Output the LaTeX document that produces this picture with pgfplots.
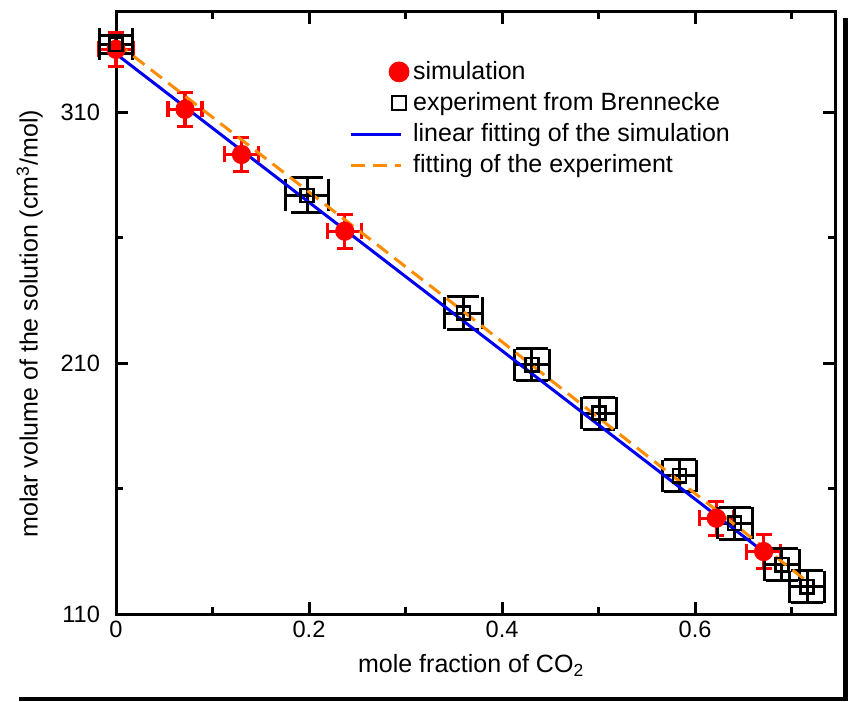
\documentclass[border=0pt]{standalone}
\usepackage{fontspec}
\setmainfont{Liberation Sans}
\usepackage{pgfplots}
\pgfplotsset{compat=1.18}
\usetikzlibrary{calc}
\definecolor{simred}{RGB}{255,0,0}
\definecolor{fitblue}{RGB}{0,0,240}
\definecolor{fitorange}{RGB}{255,140,0}
\pgfplotsset{lineleg/.style={legend image code/.code={\draw[##1] (0pt,0pt) -- (25pt,0pt);}}}

\begin{document}
\begin{tikzpicture}
\begin{axis}[name=ax, scale only axis, width=359.5pt, height=301pt,
  xmin=0, xmax=0.745, ymin=110, ymax=350,
  xtick={0,0.2,0.4,0.6}, minor xtick={0.1,0.3,0.5,0.7},
  ytick={110,210,310}, minor ytick={160,260},
  tick align=inside, tick pos=both,
  major tick length=6pt, minor tick length=3.5pt,
  axis line style={line width=1.5pt},
  tick style={black, line width=1.5pt},
  clip=false,
  label style={font=\fontsize{12.5}{15}\selectfont},
  tick label style={font=\fontsize{11.8}{13}\selectfont},
  /pgf/number format/assume math mode=true,
  yticklabel style={xshift=-4.5pt},
  xlabel={mole fraction of CO\textsubscript{2}},
  ylabel={molar volume of the solution (cm\textsuperscript{3}/mol)},
  xlabel style={at={(axis description cs:0.494,-0.086)}, anchor=center},
  ylabel style={at={(axis description cs:-0.12,0.482)}, anchor=center},
  legend style={draw=none, fill=none, at={(axis description cs:0.316,0.932)},
    anchor=north west, font=\fontsize{12.5}{15}\selectfont, row sep=1pt,
    /tikz/every even column/.append style={column sep=7.5pt}},
  legend cell align=left,
]
% simulation
\addplot[simred, only marks, mark=*, mark size=4.6pt,
  legend image code/.code={\draw[only marks, mark=*, simred, mark size=5pt] plot coordinates {(24pt,0pt)};},
  error bars/.cd, x dir=both, x explicit, y dir=both, y explicit,
  error mark=|,
  error bar style={simred, line width=1.6pt},
  error mark options={simred, line width=1.6pt, mark size=4pt}]
  table[x=x, y=y, x error=ex, y error=ey] {
x      y     ex     ey
0      335.1 0.0176 6.8
0.0715 311.2 0.0176 6.8
0.130  293.2 0.0176 6.8
0.237  262.6 0.0176 6.8
0.622  148.2 0.0176 6.8
0.671  134.9 0.0176 6.8
};
\addlegendentry{simulation}
% experiment
\addplot[black, only marks, mark=square, mark size=3.3pt, line width=1.25pt,
  legend image code/.code={\draw[only marks, mark=square, black, line width=1.25pt, mark size=3.5pt] plot coordinates {(24pt,0pt)};},
  error bars/.cd, x dir=both, x explicit, y dir=both, y explicit,
  error mark=|,
  error bar style={black, line width=1.5pt},
  error mark options={black, line width=1.5pt, mark size=8pt}]
  table[x=x, y=y, x error=ex, y error=ey] {
x      y     ex     ey
0      337.1 0.017  3.5
0.198  276.9 0.022  7.0
0.360  230.0 0.020  6.4
0.431  209.4 0.018  6.4
0.5005 190.1 0.018  6.4
0.584  165.1 0.018  6.4
0.641  146.2 0.018  6.4
0.690  129.6 0.018  6.4
0.716  120.9 0.018  6.4
};
\addlegendentry{experiment from Brennecke}
% fits
\addplot[fitblue, line width=1.5pt, lineleg]
  coordinates {(0,333.3) (0.672,134.5)};
\addlegendentry{linear fitting of the simulation}
\addplot[fitorange, line width=1.5pt, dash pattern=on 7pt off 4pt, lineleg]
  coordinates {(0,337.8) (0.36,230.6) (0.715,123.3)};
\addlegendentry{fitting of the experiment}
\end{axis}
\draw[line width=2pt] ($(ax.south west)+(-48.5pt,-42.5pt)$) -- ($(ax.south east)+(6.5pt,-42.5pt)$);
\draw[line width=2.5pt] ($(ax.north east)+(5.25pt,-3pt)$) -- ($(ax.south east)+(5.25pt,-43.5pt)$);
\pgfresetboundingbox
\path[use as bounding box] ($(ax.south west)+(-58pt,-43.5pt)$) rectangle ($(ax.north east)+(6.5pt,6pt)$);
\end{tikzpicture}
\end{document}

SET TASK: Quote the material in full and exactly; do not carry over its pictures.

TASK SOLUTION:
Output the LaTeX document that produces this picture with pgfplots.
\documentclass[border=0pt]{standalone}
\usepackage{fontspec}
\setmainfont{Liberation Sans}
\usepackage{pgfplots}
\pgfplotsset{compat=1.18}
\usetikzlibrary{calc}
\definecolor{simred}{RGB}{255,0,0}
\definecolor{fitblue}{RGB}{0,0,240}
\definecolor{fitorange}{RGB}{255,140,0}
\pgfplotsset{lineleg/.style={legend image code/.code={\draw[##1] (0pt,0pt) -- (25pt,0pt);}}}

\begin{document}
\begin{tikzpicture}
\begin{axis}[name=ax, scale only axis, width=359.5pt, height=301pt,
  xmin=0, xmax=0.745, ymin=110, ymax=350,
  xtick={0,0.2,0.4,0.6}, minor xtick={0.1,0.3,0.5,0.7},
  ytick={110,210,310}, minor ytick={160,260},
  tick align=inside, tick pos=both,
  major tick length=6pt, minor tick length=3.5pt,
  axis line style={line width=1.5pt},
  tick style={black, line width=1.5pt},
  clip=false,
  label style={font=\fontsize{12.5}{15}\selectfont},
  tick label style={font=\fontsize{11.8}{13}\selectfont},
  /pgf/number format/assume math mode=true,
  yticklabel style={xshift=-4.5pt},
  xlabel={mole fraction of CO\textsubscript{2}},
  ylabel={molar volume of the solution (cm\textsuperscript{3}/mol)},
  xlabel style={at={(axis description cs:0.494,-0.086)}, anchor=center},
  ylabel style={at={(axis description cs:-0.12,0.482)}, anchor=center},
  legend style={draw=none, fill=none, at={(axis description cs:0.316,0.932)},
    anchor=north west, font=\fontsize{12.5}{15}\selectfont, row sep=1pt,
    /tikz/every even column/.append style={column sep=7.5pt}},
  legend cell align=left,
]
% simulation
\addplot[simred, only marks, mark=*, mark size=4.6pt,
  legend image code/.code={\draw[only marks, mark=*, simred, mark size=5pt] plot coordinates {(24pt,0pt)};},
  error bars/.cd, x dir=both, x explicit, y dir=both, y explicit,
  error mark=|,
  error bar style={simred, line width=1.6pt},
  error mark options={simred, line width=1.6pt, mark size=4pt}]
  table[x=x, y=y, x error=ex, y error=ey] {
x      y     ex     ey
0      335.1 0.0176 6.8
0.0715 311.2 0.0176 6.8
0.130  293.2 0.0176 6.8
0.237  262.6 0.0176 6.8
0.622  148.2 0.0176 6.8
0.671  134.9 0.0176 6.8
};
\addlegendentry{simulation}
% experiment
\addplot[black, only marks, mark=square, mark size=3.3pt, line width=1.25pt,
  legend image code/.code={\draw[only marks, mark=square, black, line width=1.25pt, mark size=3.5pt] plot coordinates {(24pt,0pt)};},
  error bars/.cd, x dir=both, x explicit, y dir=both, y explicit,
  error mark=|,
  error bar style={black, line width=1.5pt},
  error mark options={black, line width=1.5pt, mark size=8pt}]
  table[x=x, y=y, x error=ex, y error=ey] {
x      y     ex     ey
0      337.1 0.017  3.5
0.198  276.9 0.022  7.0
0.360  230.0 0.020  6.4
0.431  209.4 0.018  6.4
0.5005 190.1 0.018  6.4
0.584  165.1 0.018  6.4
0.641  146.2 0.018  6.4
0.690  129.6 0.018  6.4
0.716  120.9 0.018  6.4
};
\addlegendentry{experiment from Brennecke}
% fits
\addplot[fitblue, line width=1.5pt, lineleg]
  coordinates {(0,333.3) (0.672,134.5)};
\addlegendentry{linear fitting of the simulation}
\addplot[fitorange, line width=1.5pt, dash pattern=on 7pt off 4pt, lineleg]
  coordinates {(0,337.8) (0.36,230.6) (0.715,123.3)};
\addlegendentry{fitting of the experiment}
\end{axis}
\draw[line width=2pt] ($(ax.south west)+(-48.5pt,-42.5pt)$) -- ($(ax.south east)+(6.5pt,-42.5pt)$);
\draw[line width=2.5pt] ($(ax.north east)+(5.25pt,-3pt)$) -- ($(ax.south east)+(5.25pt,-43.5pt)$);
\pgfresetboundingbox
\path[use as bounding box] ($(ax.south west)+(-58pt,-43.5pt)$) rectangle ($(ax.north east)+(6.5pt,6pt)$);
\end{tikzpicture}
\end{document}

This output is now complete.